Inside the Unreal, the 1993 debut from Italian band Electrocution, was an underrated and obscure gem released during death metal’s golden age, but never quite gaining wider recognition beyond cult status. I picked up a reissue of the album a number of years ago and found it to be a curious slab of old school, Floridian-inspired death, hardly game-changing stuff but a solid relic from an inspired era for the genre. Lo and behold, Electrocution emerged from a lengthy hibernation to drop their 2014 comeback album Metaphysincarnation, recharging the batteries for contemporary times. The album was a solid update from their early roots, taking a darker, more technical turn while boasting a cleaner modern sound. Despite being impressed by Metaphysincarnation at the time, I admit to rarely revisiting the album during the past five or so years. Yet my curiosity about another Electrocution album spiked when I spotted Psychonolatry in the promo dump. Coming off a monumental year of deathly delights, can the old dogs muster a mean enough bark for their gestating third LP?
Psychonolatry feels like a safe and solid extension of their original comeback album, armed with a sound that still owes a debt to the magical era in which the band’s unsung debut was spawned, albeit bolstered by modern production and impressive technical skill. A significant line-up shift hasn’t deterred the band from their mission and cemented style of old school death, which includes two new guitarists and a bass player joining the fold to accompany drummer Vellacifer and founding member/he of the menacing growl, Mick Montaguti. Psychonolatry is a bludgeoning force of frenzied speed, no-holds-barred aggression, and uppercutting groove, delivered with technical expertise and youthful exuberance. Nothing overly flashy or original, but certainly effective. Lead-off track “Psychonolatry (The Icons of God and the Mirror of the Souls)” cuts to the chase with cutthroat purpose and no-frills aggro, laying down a solid template for what is to follow.

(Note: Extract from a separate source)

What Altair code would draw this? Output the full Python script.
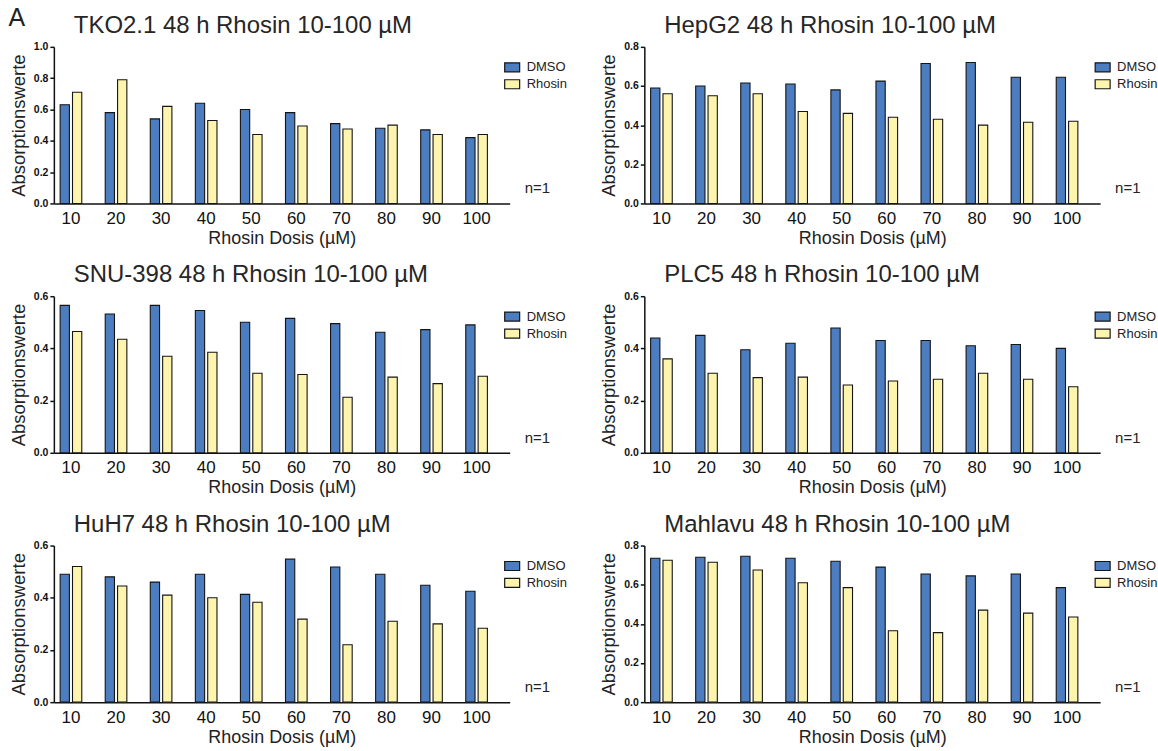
import altair as alt
import pandas as pd

doses = ["10", "20", "30", "40", "50", "60", "70", "80", "90", "100"]
groups = ["DMSO", "Rhosin"]
group_colors = ["#4b7dc0", "#fdf5ae"]

titles = [
    "TKO2.1 48 h Rhosin 10-100 µM",
    "HepG2 48 h Rhosin 10-100 µM",
    "SNU-398 48 h Rhosin 10-100 µM",
    "PLC5 48 h Rhosin 10-100 µM",
    "HuH7 48 h Rhosin 10-100 µM",
    "Mahlavu 48 h Rhosin 10-100 µM",
]

tko_dmso = [0.63, 0.58, 0.54, 0.64, 0.60, 0.58, 0.51, 0.48, 0.47, 0.42]
tko_rhosin = [0.71, 0.79, 0.62, 0.53, 0.44, 0.495, 0.475, 0.50, 0.44, 0.44]
hepg2_dmso = [0.59, 0.60, 0.615, 0.61, 0.58, 0.625, 0.715, 0.72, 0.645, 0.645]
hepg2_rhosin = [0.56, 0.55, 0.56, 0.47, 0.46, 0.44, 0.43, 0.40, 0.415, 0.42]
snu_dmso = [0.565, 0.532, 0.565, 0.545, 0.50, 0.515, 0.495, 0.462, 0.472, 0.49]
snu_rhosin = [0.465, 0.435, 0.37, 0.385, 0.305, 0.30, 0.213, 0.29, 0.265, 0.293]
plc5_dmso = [0.44, 0.45, 0.395, 0.42, 0.478, 0.43, 0.43, 0.41, 0.415, 0.40]
plc5_rhosin = [0.36, 0.305, 0.288, 0.29, 0.26, 0.275, 0.282, 0.305, 0.282, 0.253]
huh7_dmso = [0.49, 0.48, 0.46, 0.49, 0.413, 0.548, 0.518, 0.49, 0.448, 0.425]
huh7_rhosin = [0.52, 0.445, 0.41, 0.40, 0.383, 0.318, 0.22, 0.31, 0.30, 0.283]
mahlavu_dmso = [0.735, 0.74, 0.745, 0.735, 0.72, 0.69, 0.655, 0.645, 0.655, 0.585]
mahlavu_rhosin = [0.725, 0.715, 0.675, 0.61, 0.585, 0.365, 0.355, 0.47, 0.455, 0.435]

y_max = [1.0, 0.8, 0.6, 0.6, 0.6, 0.8]
n_label = ["n=1"]

series = [
    (tko_dmso, tko_rhosin),
    (hepg2_dmso, hepg2_rhosin),
    (snu_dmso, snu_rhosin),
    (plc5_dmso, plc5_rhosin),
    (huh7_dmso, huh7_rhosin),
    (mahlavu_dmso, mahlavu_rhosin),
]

FONT = "Liberation Sans"
W = 457
H = 157
LEGEND_SYMBOL = "M-1.5,-0.9L1.5,-0.9L1.5,0.9L-1.5,0.9Z"


def panel(i):
    dmso, rhosin = series[i]
    rows = []
    for d, a, b in zip(doses, dmso, rhosin):
        rows.append({"dose": d, "group": "DMSO", "value": a})
        rows.append({"dose": d, "group": "Rhosin", "value": b})
    df = pd.DataFrame(rows)
    ymax = y_max[i]
    ticks = [round(k * 0.2, 1) for k in range(int(round(ymax / 0.2)) + 1)]

    bars = alt.Chart(df).mark_bar(stroke="#151515", strokeWidth=1.1).encode(
        x=alt.X(
            "dose:N",
            sort=doses,
            scale=alt.Scale(paddingInner=0.52, paddingOuter=0.317, align=0.22),
            axis=alt.Axis(
                title="Rhosin Dosis (µM)",
                labelAngle=0,
                ticks=False,
                labelFontSize=17,
                labelPadding=7,
                titleFontSize=18,
                titlePadding=3,
            ),
        ),
        xOffset=alt.XOffset(
            "group:N", sort=groups, scale=alt.Scale(paddingInner=0.25, paddingOuter=0)
        ),
        y=alt.Y(
            "value:Q",
            scale=alt.Scale(domain=[0, ymax], nice=False, zero=True),
            axis=alt.Axis(
                title="Absorptionswerte",
                values=ticks,
                format=".1f",
                grid=False,
                labelFontSize=10.5,
                labelFontWeight="bold",
                labelPadding=2,
                tickSize=4,
                titleFontSize=18.5,
                titlePadding=5,
            ),
        ),
        color=alt.Color(
            "group:N",
            sort=groups,
            scale=alt.Scale(domain=groups, range=group_colors),
            legend=alt.Legend(
                title=None,
                orient="none",
                legendX=W - 4,
                legendY=14,
                symbolType=LEGEND_SYMBOL,
                symbolSize=100,
                symbolStrokeColor="#151515",
                symbolStrokeWidth=1.2,
                labelFontSize=13,
                labelFont=FONT,
                labelColor="#222222",
                labelOffset=8,
                rowPadding=2,
                padding=0,
            ),
        ),
    )

    ntext = alt.Chart(pd.DataFrame({"label": n_label})).mark_text(
        font=FONT, fontSize=15, color="#222222", align="left", baseline="middle"
    ).encode(text="label:N", x=alt.value(W + 15), y=alt.value(H - 15))

    return alt.layer(bars, ntext).properties(
        width=W,
        height=H,
        title=alt.TitleParams(
            titles[i],
            anchor="start",
            frame="group",
            dx=20,
            fontSize=24,
            font=FONT,
            fontWeight="normal",
            color="#262626",
            offset=4,
        ),
    )


rows = []
for r in range(3):
    row = alt.hconcat(panel(2 * r), panel(2 * r + 1), spacing=32).resolve_scale(
        color="independent"
    )
    rows.append(row)

chart = (
    alt.vconcat(*rows, spacing=16)
    .resolve_scale(color="independent")
    .properties(
        title=alt.TitleParams(
            "A",
            anchor="start",
            frame="bounds",
            fontSize=25,
            font=FONT,
            fontWeight="normal",
            color="#222222",
            offset=-17,
            dx=-1,
        ),
        padding={"left": 8, "top": 5, "right": 0, "bottom": 0},
    )
    .configure_view(stroke=None)
    .configure_axis(
        labelFont=FONT,
        titleFont=FONT,
        labelColor="#111111",
        titleColor="#222222",
        titleFontWeight="normal",
        domainColor="#111111",
        domainWidth=1.5,
        tickColor="#111111",
        tickWidth=1.5,
    )
)

chart.save("out.html", embed_options={"renderer": "svg", "actions": False})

Burly, thrashy death is the order of the day and Electrocution stick to their guns. Solid riffs, relentlessly pounding percussion, and Montaguti’s distinctive vocals lead the way through each dense and pummeling cut. Certain songs hit with fiercer impact than others, a problem that damages the album overall, though generally speaking Electrocution don’t drop the ball or deviate from the program. Which is probably a good thing, as I couldn’t imagine the band dabbling too deeply into experimental waters. “Bulåggna” features a powerful opening, relying on brute strength, dark atmospheric melodies and a bruising mid-paced crush before unleashing torrents of thrashy aggression. Similarly, “Of Blood and Flesh” showcases Electrocution at their heavy, fast, and unhinged best. If only the rest of the album could live up to the higher standards of the stronger material here, Psychonolatry would have been a more essential, rather than merely solid listen.
Individual performances are impressively tight and technical without being showy. The guitar work is a particular standout, including a number of memorably ripping solos, shadowy atmospheric embellishments, and swift melodic counterpoints to their hack and slash death riffs. Hearing a decent bass presence is another plus, though the crushed mastering job limits the impact. The album concludes with a sharp but somewhat unnecessary re-recording of Inside the Unreal‘s punishing opening salvo, “Premature Burial.” Album length and blurring between some of the songs holds Psychonolatry back. And the lack of structural variation makes the album feel longer than its already decent 44-minute length. Ideally, this sucker should have been trimmed for greater potency and replay value. Meanwhile, the beefy production is clear, loud, and abrasive, and although the instruments feature appropriately beefy, modern tones, I’ve found it to be quite an ear fatiguing listen across the album’s duration.
When all is said and done, Electrocution have once again punched above their underrated status in crafting another solid slab of old school brutality. Psychonolatry features enough modern embellishments and vigorous playing to keep the album afloat, despite falling short of loftier honors. As such, Psychonolatry is unlikely to blow anyone away but should appease fans of rugged old school death and avid followers of the sporadic cult legacy of these grizzled and reliably solid Italian warriors.